Dobre humory, większa pewność siebie i głód zwycięstw cechuje w tym momencie koszalińską drużynę. Wygrana z Siarką było niezwykle ważne ze względu na układ tabeli i punkty dzielące oba zespoły. Na Podkarpaciu sprawy w swoje ręce wziął Jakub Zalewski, który zaaplikował rywalom 24 punkty. Bardzo dobre spotkanie rozegrali wówczas Piotr Stelmach (16 pkt i 7 zbiórek) oraz Darrell Harris (10 punktów i 12 zbiórek). W środę (11.01) Akademicy pokonali niespodziewanie MKS Dąbrowę Górniczą, czyli jedną z rewelacji Polskiej Ligi Koszykówki. Zespół prowadzony przez trenera Drazena Anzulovicia jest mądrze zbudowany, ze świetnymi rozgrywającymi oraz podkoszowymi. To nie przeszkodziło jednak biało – niebieskim na odniesienie drugiej wygranej na własnym parkiecie w sezonie 2016/2017.

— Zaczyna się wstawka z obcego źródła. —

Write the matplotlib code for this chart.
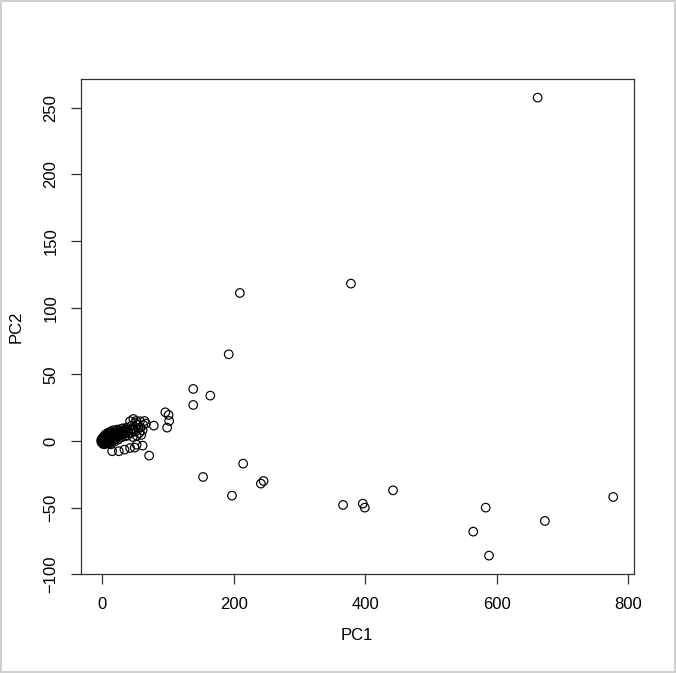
import matplotlib
matplotlib.use("Agg")
import matplotlib.pyplot as plt
import numpy as np

# Dense cluster near origin
cluster_pc1 = [-2, -1.5, -1, -0.5, 0, 0, 0.5, 1, 1, 1.5, 2, 2, 2.5, 3, 3, 3.5, 4, 4, 5, 5,
               5.5, 6, 6, 7, 7, 7.5, 8, 8, 9, 9, 10, 10, 11, 11, 12, 12, 13, 13, 14, 14,
               15, 15, 16, 17, 17, 18, 19, 20, 20, 21, 22, 22, 23, 24, 25, 25, 26, 27, 28, 29,
               30, 30, 31, 32, 33, 34, 35, 36, 37, 38, 39, 40, 9.6, 4.6,
               14.7, 24.8, 33.4, 42, 52, 49, 61,
               42, 49.7, 57, 54.6, 47.6, 47, 51, 64, 66, 61, 59, 78, 44,
               43, 45, 50, 52, 56, 58, 62, 46, 53]
cluster_pc2 = [0.5, -1, 1.5, -0.5, 0, 2, -2, 1, -1, 3, 0, -2.5, 2, -1, 4, 1, -2, 2.5, 0.5, 5,
               -1.5, 3.5, 1, -2, 4.5, 2, 0, 6, 3, -1, 1.5, 5.5, -1.5, 3.5, 7, 1, 4, -2.5, 2.5, 6.5,
               0.5, 4.5, 8, 2, 5.5, -0.5, 4, 7.5, 1.5, 5, 3, 8.5, 6, 1, 4.5, 8, 6.5, 2.5, 9, 5,
               7, 3, 9.5, 5.5, 7.5, 3.5, 8.5, 6, 10, 4, 7.5, 6, 6, 3.5,
               -7.7, -7.7, -6.5, -5.3, -2.8, -5, -3.5,
               14.8, 13.5, 14.8, 9.8, 8.5, 16.5, 15, 15, 13, 8, 4.5, 11.5, 11.5,
               6, 9, 7, 4, 6, 10, 12, 3, 12]

# Scattered points
outlier_pc1 = [95.6, 100.5, 101.4, 98.3, 71, 138, 138, 164, 192, 209, 214, 153, 197,
               245, 241, 366, 396, 399, 442, 564, 583, 588, 673, 777, 662, 378]
outlier_pc2 = [21.5, 19.5, 15, 10, -11, 39, 27, 34, 65, 111, -17, -27, -41,
               -30, -32, -48, -47, -50, -37, -68, -50, -86, -60, -42, 257.5, 118]

pc1 = np.array(cluster_pc1 + outlier_pc1)
pc2 = np.array(cluster_pc2 + outlier_pc2)

xticks = [0, 200, 400, 600, 800]
yticks = [-100, -50, 0, 50, 100, 150, 200, 250]

plt.rcParams['font.family'] = ['Liberation Sans', 'DejaVu Sans']

fig = plt.figure(figsize=(6.76, 6.73), dpi=100, linewidth=1.5, edgecolor='#d0d0d0')
ax = fig.add_axes([80.7 / 676, 1 - 574.3 / 673, (633.7 - 80.7) / 676, (574.3 - 79.3) / 673])

ax.scatter(pc1, pc2, s=38, facecolors='none', edgecolors='black', linewidths=0.85)

def padded(v):
    lo, hi = v.min(), v.max()
    w = hi - lo
    return lo - 0.04 * w, hi + 0.04 * w

ax.set_xlim(*padded(pc1))
ax.set_ylim(*padded(pc2))

ax.set_xticks(xticks)
ax.set_xticklabels([str(t) for t in xticks])
ax.set_yticks(yticks)
ax.set_yticklabels([str(t).replace('-', '\u2212') for t in yticks], rotation=90, va='center')

ax.tick_params(axis='both', direction='out', length=7, width=0.9, labelsize=12,
               pad=9, color='#333333')
for s in ax.spines.values():
    s.set_linewidth(0.9)
    s.set_color('#333333')

ax.set_xlabel('PC1', fontsize=12)
ax.set_ylabel('PC2', fontsize=12)
ax.xaxis.set_label_coords(0.5, (574.3 - 628) / 495)
ax.yaxis.set_label_coords((23.3 - 80.7) / 553, 0.5)

fig.savefig('out.png', dpi=100)
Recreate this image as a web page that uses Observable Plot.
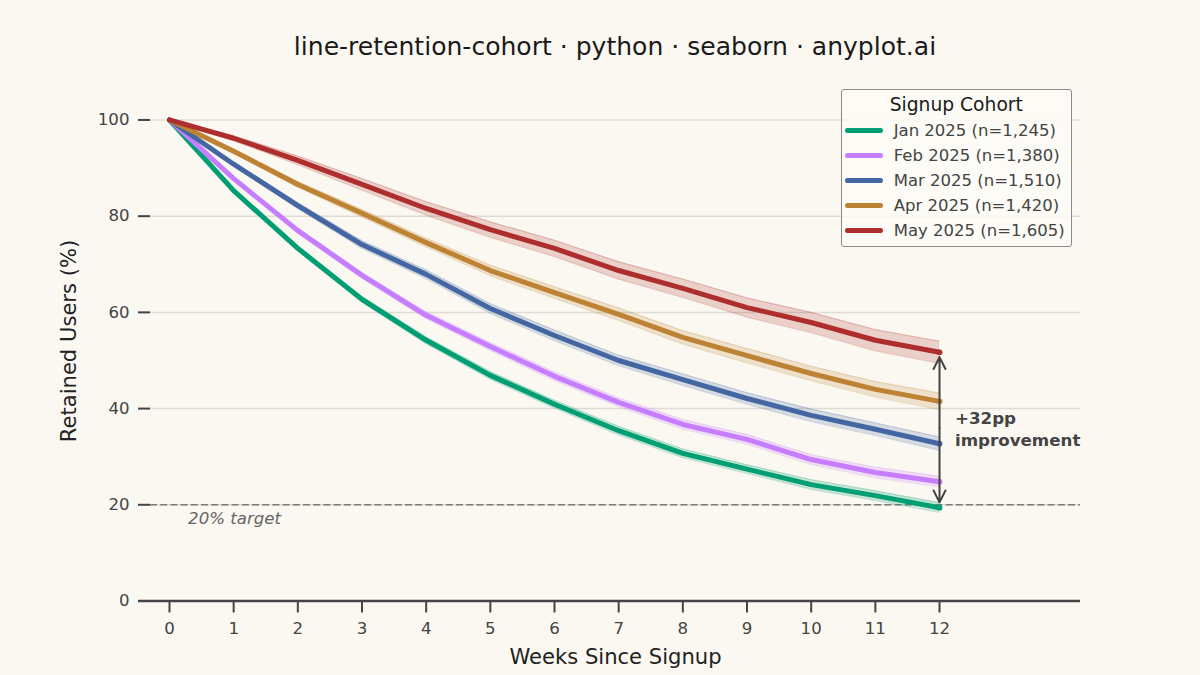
<!DOCTYPE html>
<html><head><meta charset="utf-8">
<script src="https://cdn.jsdelivr.net/npm/d3@7"></script>
<script src="https://cdn.jsdelivr.net/npm/@observablehq/plot@0.6"></script>
<style>
html,body{margin:0;padding:0;background:#faf8f1;overflow:hidden;width:1200px;height:675px;font-family:"DejaVu Sans",sans-serif;}
#wrap{position:relative;width:1200px;height:675px;}
#title{box-sizing:border-box;width:1200px;height:60px;padding-left:30px;text-align:center;font-size:25.05px;line-height:94px;color:#1a1a1a;white-space:nowrap;}
#chart svg{display:block;}
#legend{position:absolute;box-sizing:border-box;left:840.5px;top:89px;width:231.5px;height:157.5px;border:1.2px solid #8a8a86;border-radius:3px;background:rgba(253,251,245,.82);}
#legend .t{position:absolute;left:0;right:0;top:2.5px;text-align:center;font-size:18.7px;line-height:24px;color:#1a1a1a;}
#legend .r{position:absolute;left:3.2px;height:24px;display:flex;align-items:center;font-size:16.5px;color:#444;white-space:nowrap;}
#legend .s{display:inline-block;width:38px;height:4.6px;border-radius:2.3px;margin-right:11px;}
</style></head><body>
<div id="wrap">
<div id="title">line-retention-cohort · python · seaborn · anyplot.ai</div>
<div id="chart"></div>
<div id="legend"></div>
</div>
<script>
const weeks = [0,1,2,3,4,5,6,7,8,9,10,11,12];
const cohorts = ["Jan 2025","Feb 2025","Mar 2025","Apr 2025","May 2025"];
const sizes = ["1,245","1,380","1,510","1,420","1,605"];
const colors = ["#009E73","#C77DFF","#4467A3","#BD8233","#AE2D2D"];

const janValues = [100,85.3,73.3,62.7,54.2,46.9,40.9,35.4,30.7,27.4,24.2,21.9,19.4];
const febValues = [100,87.8,77.0,67.7,59.4,52.9,46.7,41.3,36.7,33.6,29.4,26.7,24.8];
const marValues = [100,90.8,82.2,74.1,67.9,60.8,55.2,50.0,46.0,42.1,38.6,35.7,32.7];
const aprValues = [100,93.5,86.6,80.6,74.5,68.7,64.1,59.6,54.8,51.0,47.3,44.0,41.5];
const mayValues = [100,96.2,91.6,86.6,81.6,77.2,73.3,68.7,65.0,61.0,57.9,54.2,51.7];

const janSpread = [0,.3,.5,.6,.7,.8,.8,.9,.9,.9,1.0,1.0,1.0];
const febSpread = [0,.3,.5,.6,.7,.8,.9,.9,1.0,1.0,1.0,1.1,1.1];
const marSpread = [0,.4,.6,.8,.9,1.0,1.1,1.1,1.2,1.2,1.3,1.3,1.4];
const aprSpread = [0,.4,.6,.8,.9,1.1,1.2,1.3,1.4,1.5,1.5,1.6,1.7];
const maySpread = [0,.5,.9,1.2,1.4,1.6,1.7,1.8,1.9,2.0,2.1,2.2,2.3];

const valueLists = [janValues,febValues,marValues,aprValues,mayValues];
const spreadLists = [janSpread,febSpread,marSpread,aprSpread,maySpread];

const yTicks = [0,20,40,60,80,100];
const gridTicks = [40,60,80,100,20];
const targetValue = [20];
const gapEnds = [50.7,20.5];
const gapMiddle = 36;

const rows = cohorts.flatMap((c,i)=>weeks.map((w,j)=>({
  cohort:c, week:w, value:valueLists[i][j],
  low:valueLists[i][j]-spreadLists[i][j], high:valueLists[i][j]+spreadLists[i][j]
})));
const lastRows = rows.filter(d=>d.week===12);
const color = {domain:cohorts, range:colors};
const ink = "#444";

const bandMarks = cohorts.flatMap((c,i)=>{
  const sub = rows.filter(d=>d.cohort===c);
  return [
    Plot.areaY(sub,{x:"week",y1:"low",y2:"high",fill:colors[i],fillOpacity:.2}),
    Plot.lineY(sub,{x:"week",y:"low",stroke:colors[i],strokeOpacity:.22,strokeWidth:1.2}),
    Plot.lineY(sub,{x:"week",y:"high",stroke:colors[i],strokeOpacity:.22,strokeWidth:1.2})
  ];
});

const chart = Plot.plot({
  width:1200, height:615,
  marginLeft:150, marginRight:120, marginTop:20.5, marginBottom:74.5,
  x:{domain:[-0.296,14.197]},
  y:{domain:[0,108.1]},
  color,
  style:{background:"transparent",fontFamily:"DejaVu Sans"},
  marks:[
    Plot.ruleY(gridTicks,{stroke:"#dedcd5",strokeWidth:1.5}),
    Plot.ruleY(targetValue,{stroke:"#7c7c78",strokeWidth:1.6,strokeDasharray:"7 3.2"}),
    ...bandMarks,
    Plot.lineY(rows,{x:"week",y:"value",z:"cohort",stroke:"cohort",strokeWidth:5,strokeLinecap:"round",strokeLinejoin:"round"}),
    Plot.dot(lastRows,{x:"week",y:"value",fill:"cohort",r:2.9}),
    Plot.arrow(gapEnds,{x1:()=>12,x2:()=>12,y1:()=>gapMiddle,y2:d=>d,bend:0,stroke:ink,strokeWidth:2,headLength:10,headAngle:53}),
    Plot.ruleY([0],{x1:-0.483,x2:14.197,stroke:ink,strokeWidth:2.4}),
    Plot.axisX({ticks:weeks,tickFormat:d=>d,tickSize:12,tickPadding:9,fontSize:16.6,strokeWidth:2,color:ink,label:null}),
    Plot.axisY({ticks:yTicks,tickSize:12,tickPadding:9,fontSize:16.6,strokeWidth:2,color:ink,label:null}),
    Plot.text(["20% target"],{x:()=>0.29,y:()=>17.2,textAnchor:"start",fontSize:16.6,fontStyle:"italic",fill:"#666"}),
    Plot.text(["+32pp\nimprovement"],{x:()=>12.24,y:()=>35.95,textAnchor:"start",fontSize:16.7,fontWeight:"bold",fill:ink,lineHeight:1.28}),
    Plot.text(["Weeks Since Signup"],{frameAnchor:"bottom",dy:62.5,fontSize:21.1,fill:"#222"}),
    Plot.text(["Retained Users (%)"],{frameAnchor:"left",textAnchor:"middle",dx:-81,rotate:-90,fontSize:21.1,fill:"#222"})
  ]
});
document.getElementById("chart").append(chart);

const legend = d3.select("#legend");
legend.append("div").attr("class","t").text("Signup Cohort");
cohorts.forEach((c,i)=>{
  const r = legend.append("div").attr("class","r").style("top",(28.5+25*i)+"px");
  r.append("span").attr("class","s").style("background",colors[i]);
  r.append("span").text(c+" (n="+sizes[i]+")");
});
</script>
</body></html>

Druga połowa w pojedynku z MKS była prawdopodobnie najlepszym fragmentem gry Akademików w trwających rozgrywkach. Kibice zgromadzeni w Hali Widowiskowo – Sportowej nie mogli narzekać na nudę. Koszalinianie odrobili siedemnastopunktową stratę i kontrolowali mecz w dalszej części spotkania. Można powiedzieć, że chciałoby się oglądać taki AZS w każdym kolejnym meczu, grający na podobnej intensywności i skuteczności.
Następny rywal Akademików – Polpharma Starogard Gdański to zespół, który cały czas oscyluje wokół środka tabeli Polskiej Ligi Koszykówki. Co więcej, popularni „Farmaceuci” po zwycięstwach nad Energą Czarnymi Słupsk i Polfarmexem Kutno będą również walczyć o trzecią wygraną z rzędu. - Polpharma to zespół, który ma doskonałych strzelców w postaciach Anthony'ego Milesa i Michaela Hicksa. Poza tym, trener Budzinauskas ma do swojej dyspozycji graczy doświadczonych i ogranych. To będzie bardzo trudny mecz, a czasu na odpoczynek mamy bardzo mało. Zrobimy jednak wszystko, co w naszej mocy, by pokonać Polpharmę – mówił szkoleniowiec AZS, trener Piotr Ignatowicz.
Trudno nie zgodzić się z trenerem koszalińskiej drużyny. Michael Hicks (10 punktów na mecz) i Anthony Miles (16,4 punktu na mecz) potrafią rozmontować każdą defensywę w naszej lidze. Nawet jeśli obrona jest agresywna i ogranicza ich poczynania, to ci dwaj strzelcy, gdy mają swój dzień potrafią trafiać z każdej pozycji na parkiecie. Dla nich nie istnieje taki termin jak „klepka”. Obwodowa defensywa AZS będzie z pewnością miała ręce pełne roboty. Na brak zadań nie będą mogli narzekać także nasi podkoszowi. Znany spryciarz Uros Mirkovic i szybko rozwijający się Martynas Sajus są ciekawym duetem wysokich, potrafiących zaskoczyć przeciwnika na kilka różnych sposobów.
Pojedynek AZS Koszalin – Polpharma Starogard Gdański odbędzie się 14 stycznia (sobota) o godzinie 18:00. Zarówno Akademicy, jak i „Farmaceuci” będą walczyć o trzecią wygraną z rzędu.